Work to complete – Your job is to return the lines between the line holding "Rebuild this chart" and the line holding "2.0, 2.0, 2.5]", inclusive, exactly and with no pictures.
═══ Source data
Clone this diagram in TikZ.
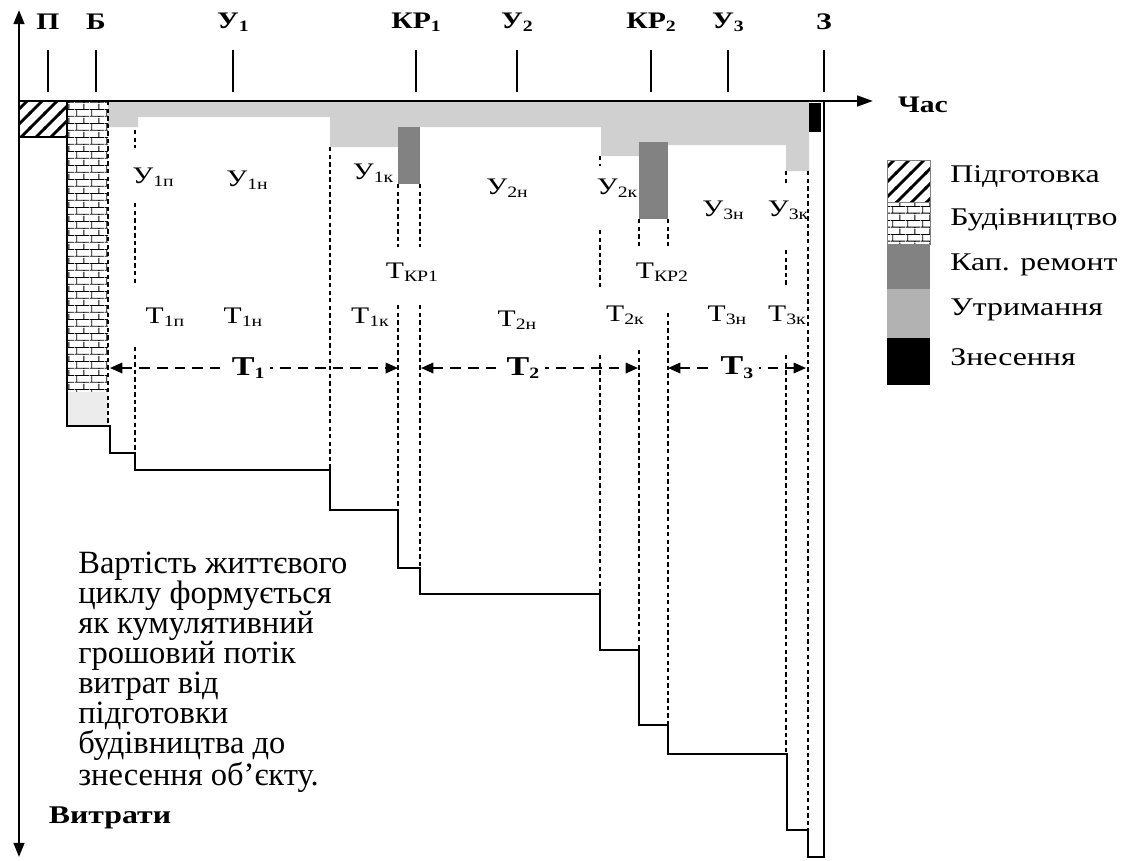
\documentclass[tikz,border=0pt]{standalone}
\usepackage{fontspec}
\setmainfont{Liberation Serif}
\newfontfamily\wideserif[FakeStretch=1.25]{Liberation Serif}
\usetikzlibrary{arrows.meta, patterns.meta}
\definecolor{maintgray}{RGB}{208,208,208}
\definecolor{leggray}{RGB}{178,178,178}
\definecolor{repairgray}{RGB}{130,130,130}
\definecolor{basegray}{RGB}{236,236,236}
% brick and wide hatch fills
\tikzdeclarepattern{
  name=brickwall,
  bottom left={(0pt,0pt)},
  top right={(8.6pt,8pt)},
  tile size={(8.6pt,8pt)},
  code={
    \draw[line width=0.5pt] (0pt,0.5pt) -- (8.6pt,0.5pt) (0pt,4.5pt) -- (8.6pt,4.5pt)
      (1pt,0.5pt) -- (1pt,4.5pt) (5.3pt,4.5pt) -- (5.3pt,8pt) (5.3pt,0pt) -- (5.3pt,0.5pt);
  }
}
\tikzdeclarepattern{
  name=widehatch,
  bottom left={(-1pt,-1pt)},
  top right={(9.5pt,9.5pt)},
  tile size={(8.5pt,8.5pt)},
  code={\draw[line width=1.6pt] (-1pt,-1pt) -- (9.5pt,9.5pt);}
}
\newcommand{\lo}[1]{\raisebox{-0.3ex}{\fontsize{9}{9}\selectfont #1}}
\newcommand{\blo}[1]{\raisebox{-0.3ex}{\fontsize{9}{9}\selectfont\bfseries #1}}
\tikzset{
  axis/.style={line width=1.4pt},
  tick/.style={line width=0.8pt},
  curve/.style={line width=1.4pt, line join=miter},
  guide/.style={line width=0.6pt, dash pattern=on 2.5pt off 1.8pt},
  span/.style={line width=0.9pt, dash pattern=on 6pt off 4pt,
    {Triangle[length=7pt,width=6pt]}-{Triangle[length=7pt,width=6pt]}},
  toplbl/.style={font=\wideserif\fontsize{13.5}{13.5}\selectfont\bfseries, inner sep=1pt},
  axlbl/.style={font=\wideserif\fontsize{13.5}{13.5}\selectfont\bfseries, inner sep=1pt},
  cost/.style={font=\wideserif\fontsize{13.5}{13.5}\selectfont, inner sep=1pt},
  spanlbl/.style={font=\wideserif\fontsize{15.5}{15.5}\selectfont\bfseries, fill=white, inner sep=3pt},
  legbox/.style={draw=gray, line width=0.4pt},
  leglbl/.style={font=\wideserif\fontsize{14.5}{14.5}\selectfont, anchor=west, inner sep=0pt}
}
\begin{document}
\begin{tikzpicture}[x=0.02cm, y=-0.02cm]
  \useasboundingbox (0,0) rectangle (1130,860);

  % maintenance band under the time axis
  \fill[maintgray] (108,101) -- (809,101) -- (809,171) -- (786,171) -- (786,145) -- (639,145)
    -- (639,156) -- (601,156) -- (601,127) -- (398,127) -- (398,147) -- (330,147)
    -- (330,117) -- (138,117) -- (138,127) -- (108,127) -- cycle;
  % capital repairs and demolition
  \fill[repairgray] (398,127) rectangle (420,184);
  \fill[repairgray] (639,142) rectangle (668,219);
  \fill[black] (809,103) rectangle (821,132);

  % preparation and construction
  \fill[pattern=brickwall] (67,101) rectangle (108,392);
  \fill[basegray] (67,392) rectangle (108,426);
  \draw[line width=1pt, pattern=widehatch] (19,101) rectangle (67,137);

  % guide lines
  \draw[guide] (108,101) -- (108,426);
  \draw[guide] (135,130) -- (135,148) (135,203) -- (135,285) (135,347) -- (135,453);
  \draw[guide] (330,147) -- (330,470);
  \draw[guide] (398,184) -- (398,247) (398,305) -- (398,510);
  \draw[guide] (420,184) -- (420,247) (420,305) -- (420,568);
  \draw[guide] (600,156) -- (600,166) (600,230) -- (600,287) (600,355) -- (600,594);
  \draw[guide] (639,219) -- (639,247) (639,350) -- (639,650);
  \draw[guide] (668,219) -- (668,247) (668,313) -- (668,725);
  \draw[guide] (786,171) -- (786,183) (786,250) -- (786,287) (786,355) -- (786,754);
  \draw[guide] (808,171) -- (808,830);

  % cumulative cost curve
  \draw[curve] (67,101) -- (67,426) -- (110,426) -- (110,453) -- (135,453) -- (135,470)
    -- (330,470) -- (330,510) -- (398,510) -- (398,568) -- (420,568) -- (420,594)
    -- (600,594) -- (600,650) -- (639,650) -- (639,725) -- (668,725) -- (668,754)
    -- (787,754) -- (787,830) -- (808,830) -- (808,857) -- (824,857) -- (824,101);

  % axes
  \coordinate (orig) at (19,101);
  \coordinate (ytop) at (19,10);
  \coordinate (ybot) at (19,857);
  \coordinate (xend) at (873,101);
  \draw[axis, {Triangle[length=8pt,width=6pt]}-{Triangle[length=8pt,width=6pt]}] (ybot) -- (ytop);
  \draw[axis, -{Triangle[length=9pt,width=6pt]}] (orig) -- (xend);
  \node[axlbl] (time) at (923,105) {Час};
  \node[axlbl, font=\wideserif\fontsize{14.5}{14.5}\selectfont\bfseries] (cost) at (110,818) {Витрати};

  % stage marks
  \foreach \x/\t in {48/П, 96/Б, 233/У\blo{1}, 416/КР\blo{1}, 517/У\blo{2},
                     651/КР\blo{2}, 728/У\blo{3}, 824/З} {
    \node[toplbl] (top-\x) at (\x,22) {\t};
    \draw[tick] (\x,50) -- (\x,92);
  }

  % costs and durations
  \node[cost] (u1p) at (153,177) {У\lo{1п}};
  \node[cost] (u1n) at (247,180) {У\lo{1н}};
  \node[cost] (u1k) at (373,173) {У\lo{1к}};
  \node[cost] (u2n) at (507,188) {У\lo{2н}};
  \node[cost] (u2k) at (617,188) {У\lo{2к}};
  \node[cost] (u3n) at (723,210) {У\lo{3н}};
  \node[cost] (u3k) at (788,210) {У\lo{3к}};
  \node[cost] (tkr1) at (412,272) {Т\lo{КР1}};
  \node[cost] (tkr2) at (662,272) {Т\lo{КР2}};
  \node[cost] (t1p) at (165,317) {Т\lo{1п}};
  \node[cost] (t1n) at (243,317) {Т\lo{1н}};
  \node[cost] (t1k) at (370,317) {Т\lo{1к}};
  \node[cost] (t2n) at (517,320) {Т\lo{2н}};
  \node[cost] (t2k) at (625,315) {Т\lo{2к}};
  \node[cost] (t3n) at (727,315) {Т\lo{3н}};
  \node[cost] (t3k) at (787,315) {Т\lo{3к}};

  % service periods
  \coordinate (s1a) at (110,368);
  \coordinate (s1b) at (398,368);
  \coordinate (s2a) at (421,368);
  \coordinate (s2b) at (638,368);
  \coordinate (s3a) at (668,368);
  \coordinate (s3b) at (806,368);
  \draw[span] (s1a) -- (s1b) node[spanlbl, pos=0.48] (T1) {Т\blo{1}};
  \draw[span] (s2a) -- (s2b) node[spanlbl, pos=0.47] (T2) {Т\blo{2}};
  \draw[span] (s3a) -- (s3b) node[spanlbl, pos=0.5] (T3) {Т\blo{3}};

  % legend
  \draw[legbox, pattern=widehatch] (887,160) rectangle (930,202);
  \draw[legbox, pattern=brickwall] (887,202) rectangle (930,244);
  \fill[repairgray] (887,244) rectangle (930,289);
  \fill[leggray] (887,289) rectangle (930,338);
  \fill[black] (887,338) rectangle (930,385);
  \node[leglbl] (lg1) at (950,177) {Підготовка};
  \node[leglbl] (lg2) at (950,220) {Будівництво};
  \node[leglbl] (lg3) at (950,265) {Кап. ремонт};
  \node[leglbl] (lg4) at (950,310) {Утримання};
  \node[leglbl] (lg5) at (950,357) {Знесення};

  % note
  \node[anchor=north west, align=left, inner sep=0pt, font=\fontsize{18.5}{17}\selectfont]
    (note) at (78,552) {Вартість життєвого\\циклу формується\\як кумулятивний\\грошовий потік\\витрат від\\підготовки\\будівництва до\\знесення об’єкту.};
\end{tikzpicture}
\end{document}
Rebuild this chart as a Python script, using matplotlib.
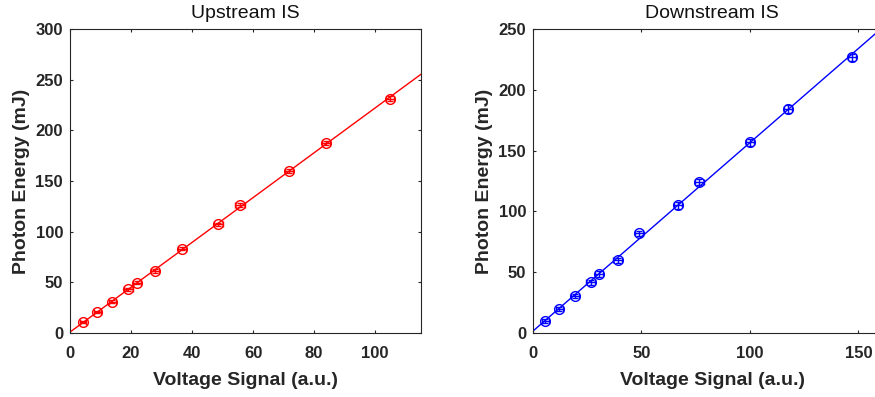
import numpy as np
import matplotlib.pyplot as plt

plt.rcParams['font.family'] = ['Liberation Sans', 'DejaVu Sans']

# upstream integrating sphere calibration
up_volt = [4.2, 9.0, 13.9, 19.1, 21.9, 27.8, 36.7, 48.6, 55.7, 71.7, 83.9, 104.9]
up_energy = [10.6, 20.4, 30.9, 43.1, 49.7, 61.2, 83.2, 107.2, 126.3, 159.9, 187.8, 231.2]
up_xerr = [1.0, 1.0, 1.2, 1.4, 1.4, 1.4, 1.3, 1.4, 1.5, 1.2, 1.3, 1.4]
up_yerr = [1.0, 1.0, 1.5, 1.5, 1.5, 1.5, 1.5, 1.5, 2.0, 2.0, 2.0, 2.5]

# downstream integrating sphere calibration
dn_volt = [5.7, 12.1, 19.2, 26.6, 30.6, 39.0, 49.0, 66.8, 76.6, 100.1, 117.6, 147.0]
dn_energy = [10.1, 19.7, 30.4, 41.7, 48.5, 59.8, 82.0, 105.0, 123.9, 156.8, 184.2, 226.8]
dn_xerr = [1.5, 1.5, 1.8, 2.0, 1.8, 2.0, 1.8, 2.0, 2.0, 1.8, 2.0, 2.0]
dn_yerr = [1.5, 1.5, 1.5, 2.0, 2.5, 2.0, 2.0, 3.0, 2.5, 3.0, 3.0, 3.0]

txt = '#262626'

fig = plt.figure(figsize=(8.75, 3.97), dpi=100)
ax1 = fig.add_axes([70/875, 64/397, 351/875, 304/397])
# right panel runs past the figure edge
ax2 = fig.add_axes([533/875, 64/397, 358/875, 304/397])


def panel(ax, x, y, xe, ye, col, xmax, ymax, title):
    p = np.polyfit(x, y, 1)
    xx = np.array([0, xmax])
    ax.plot(xx, np.polyval(p, xx), color=col, lw=1)
    ax.errorbar(x, y, xerr=xe, yerr=ye, fmt='o', mfc='none', mec=col,
                ecolor=col, ms=7, mew=1, elinewidth=1, capsize=2)
    ax.set_xlim(0, xmax)
    ax.set_ylim(0, ymax)
    ax.set_title(title, fontsize=14, color='#111111', pad=8)
    ax.set_xlabel('Voltage Signal (a.u.)', fontsize=14, fontweight='bold', color=txt,
                  labelpad=8)
    ax.set_ylabel('Photon Energy (mJ)', fontsize=14, fontweight='bold', color=txt,
                  labelpad=4)
    ax.tick_params(direction='in', top=True, right=True, length=2.5, width=0.8,
                   labelsize=12, colors=txt)
    ax.tick_params(axis='x', pad=9)
    ax.tick_params(axis='y', pad=5)
    for s in ax.spines.values():
        s.set_color(txt)
        s.set_linewidth(0.8)


panel(ax1, up_volt, up_energy, up_xerr, up_yerr, '#ff0000', 115, 300, 'Upstream IS')
ax1.set_xticks([0, 20, 40, 60, 80, 100])
ax1.set_yticks(range(0, 301, 50))
panel(ax2, dn_volt, dn_energy, dn_xerr, dn_yerr, '#0000ff', 165, 250, 'Downstream IS')
ax2.set_xticks([0, 50, 100, 150])
ax2.set_yticks(range(0, 251, 50))
ax2.tick_params(right=False)
ax2.spines['right'].set_visible(False)
for lab in ax1.get_xticklabels() + ax1.get_yticklabels() + ax2.get_xticklabels() + ax2.get_yticklabels():
    lab.set_fontweight('bold')

fig.savefig('out.png', dpi=100)
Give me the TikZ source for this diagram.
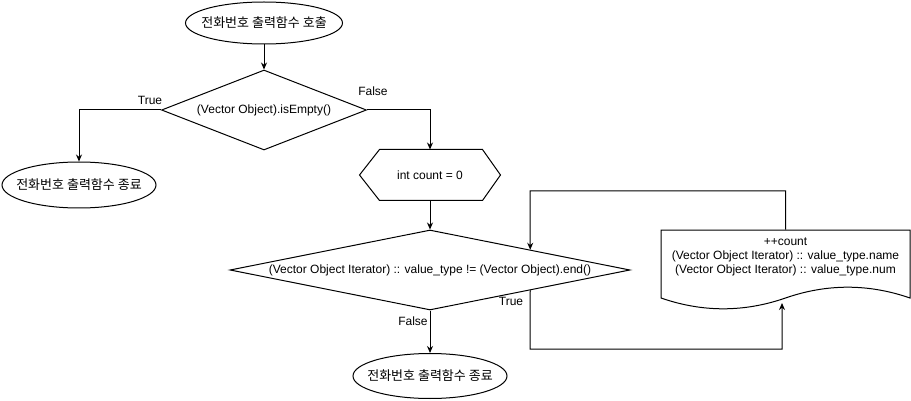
\documentclass[tikz,border=0pt]{standalone}
\usepackage{fontspec}
\setmainfont{Liberation Sans}
\newfontfamily\kr{Noto Sans CJK KR}
\usetikzlibrary{shapes.geometric,arrows.meta}
\begin{document}
\begin{tikzpicture}[x=1pt,y=-1pt,line width=1pt,
  every node/.style={font=\fontsize{12}{14}\selectfont,inner sep=0pt},
  term/.style={ellipse,draw,font=\kr\fontsize{13}{15}\selectfont},
  dec/.style={diamond,draw},
  plain/.style={draw=none,rectangle},
  arr/.style={-{Stealth[length=7pt,width=6pt]}}]
\useasboundingbox (0,0) rectangle (911,401);

% nodes
\node[term,minimum width=157pt,minimum height=42pt] (start) at (264,23) {\makebox[0pt]{전화번호 출력함수 호출}};
\node[dec,minimum width=205pt,minimum height=80pt] (d1) at (264,110) {\makebox[0pt]{(Vector Object).isEmpty()}};
\node[term,minimum width=154pt,minimum height=46pt] (endL) at (79,185) {\makebox[0pt]{전화번호 출력함수 종료}};
\node[plain,minimum width=140pt,minimum height=50pt] (hex) at (430,175) {int count = 0};
\draw (hex.west) -- ([xshift=20pt]hex.north west) -- ([xshift=-18pt]hex.north east) -- (hex.east)
  -- ([xshift=-18pt]hex.south east) -- ([xshift=20pt]hex.south west) -- cycle;
\node[dec,minimum width=400pt,minimum height=80pt] (d2) at (430,270) {\makebox[0pt]{(Vector Object Iterator) :: value\_type != (Vector Object).end()}};
\node[term,minimum width=154pt,minimum height=45pt] (endB) at (430,376) {\makebox[0pt]{전화번호 출력함수 종료}};

% document shape
\node[plain,minimum width=249pt,minimum height=80pt] (doc) at (785.5,270) {};
\draw (661,230) -- (910,230) -- (910,298)
  .. controls (868.5,283.6) and (827,283.6) .. (785.5,298)
  .. controls (744,312.4) and (702.5,312.4) .. (661,298) -- cycle;
\node[align=center] (doctxt) at (785.5,257) {++count\\(Vector Object Iterator) :: value\_type.name\\ (Vector Object Iterator) :: value\_type.num};

% helper coordinates
\coordinate (tb) at (530,349);
\coordinate (docin) at (782,303);
\coordinate (lt) at (530,191);

% connectors
\draw[arr] (start) -- (d1);
\draw[arr] (d1.west) -| (endL.north);
\draw[arr] (d1.east) -| (hex.north);
\draw[arr] (hex.south) -- (d2.north);
\draw[arr] (d2.south) -- (endB.north);
\draw[arr] (d2.south east) -- (tb) -| (docin);
\draw[arr] (doc.north) |- (lt) -- (d2.north east);

% labels
\node (lTrue1) at (150,100) {True};
\node (lFalse1) at (373,91) {False};
\node (lTrue2) at (511,301) {True};
\node (lFalse2) at (413,321) {False};
\end{tikzpicture}
\end{document}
══════
Response for this exercise –
Rebuild this chart as a Python script, using matplotlib.
import numpy as np
import matplotlib.pyplot as plt

plt.rcParams['font.family'] = ['Liberation Sans', 'DejaVu Sans']

# upstream integrating sphere calibration
up_volt = [4.2, 9.0, 13.9, 19.1, 21.9, 27.8, 36.7, 48.6, 55.7, 71.7, 83.9, 104.9]
up_energy = [10.6, 20.4, 30.9, 43.1, 49.7, 61.2, 83.2, 107.2, 126.3, 159.9, 187.8, 231.2]
up_xerr = [1.0, 1.0, 1.2, 1.4, 1.4, 1.4, 1.3, 1.4, 1.5, 1.2, 1.3, 1.4]
up_yerr = [1.0, 1.0, 1.5, 1.5, 1.5, 1.5, 1.5, 1.5, 2.0, 2.0, 2.0, 2.5]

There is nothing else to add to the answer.